**Figure scripts:**

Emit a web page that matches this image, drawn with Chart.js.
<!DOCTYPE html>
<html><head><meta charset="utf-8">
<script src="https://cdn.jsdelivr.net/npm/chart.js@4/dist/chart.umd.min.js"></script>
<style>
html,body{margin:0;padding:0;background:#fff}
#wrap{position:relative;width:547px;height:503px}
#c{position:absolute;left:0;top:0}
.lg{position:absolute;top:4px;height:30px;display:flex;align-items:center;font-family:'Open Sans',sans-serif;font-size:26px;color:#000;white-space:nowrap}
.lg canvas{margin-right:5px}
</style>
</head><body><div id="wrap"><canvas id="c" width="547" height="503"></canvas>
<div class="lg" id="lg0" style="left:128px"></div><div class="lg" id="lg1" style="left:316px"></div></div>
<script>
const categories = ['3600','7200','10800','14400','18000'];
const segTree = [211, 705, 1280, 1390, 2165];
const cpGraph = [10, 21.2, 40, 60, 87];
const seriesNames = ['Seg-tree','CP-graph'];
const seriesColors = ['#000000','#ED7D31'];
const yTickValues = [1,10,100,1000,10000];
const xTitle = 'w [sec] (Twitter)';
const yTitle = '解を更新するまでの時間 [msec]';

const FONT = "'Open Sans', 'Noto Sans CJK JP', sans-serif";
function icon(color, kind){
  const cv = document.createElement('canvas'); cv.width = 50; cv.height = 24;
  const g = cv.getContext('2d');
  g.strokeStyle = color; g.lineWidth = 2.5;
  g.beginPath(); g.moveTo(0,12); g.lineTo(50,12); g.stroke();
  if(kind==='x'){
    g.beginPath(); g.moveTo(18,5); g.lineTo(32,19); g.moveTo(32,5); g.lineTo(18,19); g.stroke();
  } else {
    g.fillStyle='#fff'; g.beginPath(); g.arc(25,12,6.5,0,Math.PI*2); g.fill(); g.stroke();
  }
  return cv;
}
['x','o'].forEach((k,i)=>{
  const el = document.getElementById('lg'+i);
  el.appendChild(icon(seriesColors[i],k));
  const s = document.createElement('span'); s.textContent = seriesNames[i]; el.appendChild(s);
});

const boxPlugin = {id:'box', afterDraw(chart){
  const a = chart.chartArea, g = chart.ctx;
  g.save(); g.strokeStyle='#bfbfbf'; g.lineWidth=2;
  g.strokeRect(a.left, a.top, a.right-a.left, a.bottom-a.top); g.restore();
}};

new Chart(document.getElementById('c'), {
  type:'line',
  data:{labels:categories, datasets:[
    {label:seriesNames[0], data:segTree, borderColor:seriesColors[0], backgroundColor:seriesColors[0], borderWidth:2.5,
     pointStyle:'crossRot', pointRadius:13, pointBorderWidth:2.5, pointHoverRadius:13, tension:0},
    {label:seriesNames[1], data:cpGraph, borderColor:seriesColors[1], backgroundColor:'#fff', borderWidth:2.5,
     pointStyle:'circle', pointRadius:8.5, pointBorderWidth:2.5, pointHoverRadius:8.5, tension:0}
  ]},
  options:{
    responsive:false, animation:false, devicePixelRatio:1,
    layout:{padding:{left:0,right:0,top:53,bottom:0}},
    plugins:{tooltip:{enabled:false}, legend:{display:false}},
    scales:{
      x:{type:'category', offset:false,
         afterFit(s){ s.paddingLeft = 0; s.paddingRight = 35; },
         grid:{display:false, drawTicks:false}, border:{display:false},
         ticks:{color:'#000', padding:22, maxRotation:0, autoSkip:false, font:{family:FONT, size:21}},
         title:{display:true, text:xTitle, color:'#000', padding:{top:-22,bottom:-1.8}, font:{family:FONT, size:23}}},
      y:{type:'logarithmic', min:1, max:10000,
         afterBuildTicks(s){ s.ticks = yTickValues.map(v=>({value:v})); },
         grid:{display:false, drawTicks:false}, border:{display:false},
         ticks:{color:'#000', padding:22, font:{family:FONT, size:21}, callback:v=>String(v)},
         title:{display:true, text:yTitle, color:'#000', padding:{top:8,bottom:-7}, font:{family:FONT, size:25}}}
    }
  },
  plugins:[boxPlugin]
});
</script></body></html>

---

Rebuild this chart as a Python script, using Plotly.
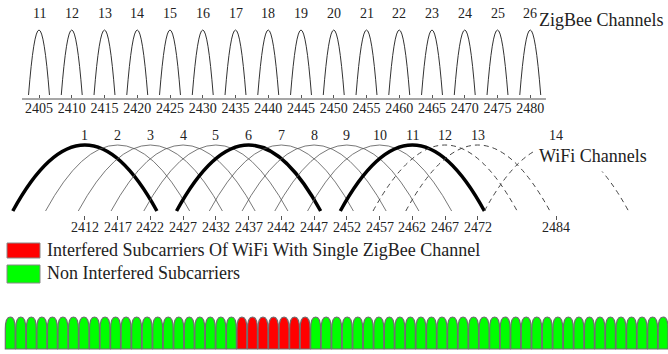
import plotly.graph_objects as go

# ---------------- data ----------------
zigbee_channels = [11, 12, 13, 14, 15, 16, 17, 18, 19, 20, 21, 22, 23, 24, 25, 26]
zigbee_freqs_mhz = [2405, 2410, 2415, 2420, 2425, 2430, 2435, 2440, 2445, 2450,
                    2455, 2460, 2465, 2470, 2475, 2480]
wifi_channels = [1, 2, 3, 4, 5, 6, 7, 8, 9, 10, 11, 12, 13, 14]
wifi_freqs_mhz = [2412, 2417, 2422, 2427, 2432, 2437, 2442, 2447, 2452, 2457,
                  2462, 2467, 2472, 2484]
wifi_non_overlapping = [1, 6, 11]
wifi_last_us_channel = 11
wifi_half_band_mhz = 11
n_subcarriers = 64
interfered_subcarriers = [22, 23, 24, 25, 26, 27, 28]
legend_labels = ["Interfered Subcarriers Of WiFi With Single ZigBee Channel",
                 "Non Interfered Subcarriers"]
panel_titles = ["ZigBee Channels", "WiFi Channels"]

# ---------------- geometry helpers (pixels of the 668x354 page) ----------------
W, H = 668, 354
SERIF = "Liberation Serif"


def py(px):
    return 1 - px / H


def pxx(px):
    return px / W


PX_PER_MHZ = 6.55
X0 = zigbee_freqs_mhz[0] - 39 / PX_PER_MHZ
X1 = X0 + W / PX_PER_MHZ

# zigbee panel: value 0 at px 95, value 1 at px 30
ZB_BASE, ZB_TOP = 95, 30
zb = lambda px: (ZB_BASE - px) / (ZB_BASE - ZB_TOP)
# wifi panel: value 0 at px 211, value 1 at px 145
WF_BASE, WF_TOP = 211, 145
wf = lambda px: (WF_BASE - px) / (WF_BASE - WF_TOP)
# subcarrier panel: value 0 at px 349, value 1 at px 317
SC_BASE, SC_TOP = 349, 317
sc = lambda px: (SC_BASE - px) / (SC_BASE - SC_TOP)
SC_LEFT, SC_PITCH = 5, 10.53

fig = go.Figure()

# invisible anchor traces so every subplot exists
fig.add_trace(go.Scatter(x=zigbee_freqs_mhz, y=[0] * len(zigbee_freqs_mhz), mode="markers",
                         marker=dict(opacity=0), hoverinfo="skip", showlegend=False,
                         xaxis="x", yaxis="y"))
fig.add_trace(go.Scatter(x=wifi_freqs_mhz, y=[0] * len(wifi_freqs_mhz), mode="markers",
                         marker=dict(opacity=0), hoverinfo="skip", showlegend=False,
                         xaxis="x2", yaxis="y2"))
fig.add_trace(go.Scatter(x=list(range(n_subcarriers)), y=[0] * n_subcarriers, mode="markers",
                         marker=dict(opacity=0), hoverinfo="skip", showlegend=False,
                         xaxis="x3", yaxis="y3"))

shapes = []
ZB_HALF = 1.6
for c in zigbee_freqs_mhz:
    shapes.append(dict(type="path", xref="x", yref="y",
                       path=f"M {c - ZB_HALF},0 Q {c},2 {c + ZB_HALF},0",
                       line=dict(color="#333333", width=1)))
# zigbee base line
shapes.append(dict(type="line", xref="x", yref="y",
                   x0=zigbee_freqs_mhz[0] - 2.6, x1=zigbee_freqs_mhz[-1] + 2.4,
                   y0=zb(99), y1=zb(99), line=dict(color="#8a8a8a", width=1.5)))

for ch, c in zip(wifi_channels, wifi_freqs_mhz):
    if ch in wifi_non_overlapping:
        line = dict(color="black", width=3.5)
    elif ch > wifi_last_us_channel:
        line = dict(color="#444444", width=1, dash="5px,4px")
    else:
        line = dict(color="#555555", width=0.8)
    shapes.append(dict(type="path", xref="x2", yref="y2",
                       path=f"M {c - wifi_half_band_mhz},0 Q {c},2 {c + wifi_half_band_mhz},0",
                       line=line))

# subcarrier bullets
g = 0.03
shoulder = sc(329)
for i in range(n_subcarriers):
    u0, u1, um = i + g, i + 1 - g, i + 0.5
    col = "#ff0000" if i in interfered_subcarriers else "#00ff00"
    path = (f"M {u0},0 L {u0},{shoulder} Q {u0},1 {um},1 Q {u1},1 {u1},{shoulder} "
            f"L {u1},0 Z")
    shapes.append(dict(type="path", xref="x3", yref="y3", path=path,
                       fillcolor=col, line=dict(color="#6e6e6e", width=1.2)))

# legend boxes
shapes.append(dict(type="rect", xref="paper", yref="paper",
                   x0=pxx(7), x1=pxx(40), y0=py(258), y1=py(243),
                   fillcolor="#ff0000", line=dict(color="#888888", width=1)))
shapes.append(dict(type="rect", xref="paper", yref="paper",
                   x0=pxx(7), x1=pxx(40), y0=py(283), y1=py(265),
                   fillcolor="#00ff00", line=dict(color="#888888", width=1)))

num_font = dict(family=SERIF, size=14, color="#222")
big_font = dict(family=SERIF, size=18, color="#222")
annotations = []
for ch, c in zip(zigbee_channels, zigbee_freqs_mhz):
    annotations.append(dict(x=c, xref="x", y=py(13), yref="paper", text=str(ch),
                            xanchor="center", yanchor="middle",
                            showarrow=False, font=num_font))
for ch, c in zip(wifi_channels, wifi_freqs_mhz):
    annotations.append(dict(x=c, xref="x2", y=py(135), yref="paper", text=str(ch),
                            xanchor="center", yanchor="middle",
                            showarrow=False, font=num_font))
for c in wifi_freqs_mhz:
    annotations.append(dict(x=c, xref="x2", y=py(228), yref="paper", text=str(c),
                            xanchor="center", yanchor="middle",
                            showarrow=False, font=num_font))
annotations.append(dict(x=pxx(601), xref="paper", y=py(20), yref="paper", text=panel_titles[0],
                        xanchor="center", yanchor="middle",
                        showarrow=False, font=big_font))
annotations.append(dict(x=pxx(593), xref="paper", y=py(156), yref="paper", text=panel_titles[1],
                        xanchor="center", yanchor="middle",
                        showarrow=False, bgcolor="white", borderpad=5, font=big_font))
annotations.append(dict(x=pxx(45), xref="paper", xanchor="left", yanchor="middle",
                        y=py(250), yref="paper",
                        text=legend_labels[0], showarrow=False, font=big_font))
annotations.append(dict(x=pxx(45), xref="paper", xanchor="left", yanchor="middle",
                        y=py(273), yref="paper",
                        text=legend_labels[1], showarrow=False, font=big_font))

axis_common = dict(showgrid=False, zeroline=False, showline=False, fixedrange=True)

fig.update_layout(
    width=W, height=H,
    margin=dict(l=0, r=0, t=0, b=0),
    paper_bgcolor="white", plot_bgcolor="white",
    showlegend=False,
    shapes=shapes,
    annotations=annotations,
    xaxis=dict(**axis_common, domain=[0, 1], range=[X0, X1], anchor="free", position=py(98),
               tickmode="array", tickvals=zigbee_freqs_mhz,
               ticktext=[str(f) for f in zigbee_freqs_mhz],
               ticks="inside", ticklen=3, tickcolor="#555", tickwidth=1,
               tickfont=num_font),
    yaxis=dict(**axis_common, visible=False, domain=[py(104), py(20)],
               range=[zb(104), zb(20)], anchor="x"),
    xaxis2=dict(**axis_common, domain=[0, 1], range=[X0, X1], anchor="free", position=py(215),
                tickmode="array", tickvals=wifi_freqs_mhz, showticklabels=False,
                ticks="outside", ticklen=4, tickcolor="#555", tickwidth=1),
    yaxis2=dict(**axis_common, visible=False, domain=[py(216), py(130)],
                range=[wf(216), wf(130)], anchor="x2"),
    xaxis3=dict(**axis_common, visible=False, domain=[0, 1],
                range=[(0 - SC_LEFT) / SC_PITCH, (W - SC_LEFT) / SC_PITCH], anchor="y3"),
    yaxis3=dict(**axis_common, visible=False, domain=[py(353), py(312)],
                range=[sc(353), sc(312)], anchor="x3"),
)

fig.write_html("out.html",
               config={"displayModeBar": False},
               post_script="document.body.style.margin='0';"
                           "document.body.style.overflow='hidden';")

**INSTRUCTION:**
Look above for the line with "Rebuild this chart"; quote it and every line after it, stopping after the line with "return px / W", exactly, with nothing added and without pictures.

**FINISHED EXERCISE:**
Rebuild this chart as a Python script, using Plotly.
import plotly.graph_objects as go

# ---------------- data ----------------
zigbee_channels = [11, 12, 13, 14, 15, 16, 17, 18, 19, 20, 21, 22, 23, 24, 25, 26]
zigbee_freqs_mhz = [2405, 2410, 2415, 2420, 2425, 2430, 2435, 2440, 2445, 2450,
                    2455, 2460, 2465, 2470, 2475, 2480]
wifi_channels = [1, 2, 3, 4, 5, 6, 7, 8, 9, 10, 11, 12, 13, 14]
wifi_freqs_mhz = [2412, 2417, 2422, 2427, 2432, 2437, 2442, 2447, 2452, 2457,
                  2462, 2467, 2472, 2484]
wifi_non_overlapping = [1, 6, 11]
wifi_last_us_channel = 11
wifi_half_band_mhz = 11
n_subcarriers = 64
interfered_subcarriers = [22, 23, 24, 25, 26, 27, 28]
legend_labels = ["Interfered Subcarriers Of WiFi With Single ZigBee Channel",
                 "Non Interfered Subcarriers"]
panel_titles = ["ZigBee Channels", "WiFi Channels"]

# ---------------- geometry helpers (pixels of the 668x354 page) ----------------
W, H = 668, 354
SERIF = "Liberation Serif"


def py(px):
    return 1 - px / H


def pxx(px):
    return px / W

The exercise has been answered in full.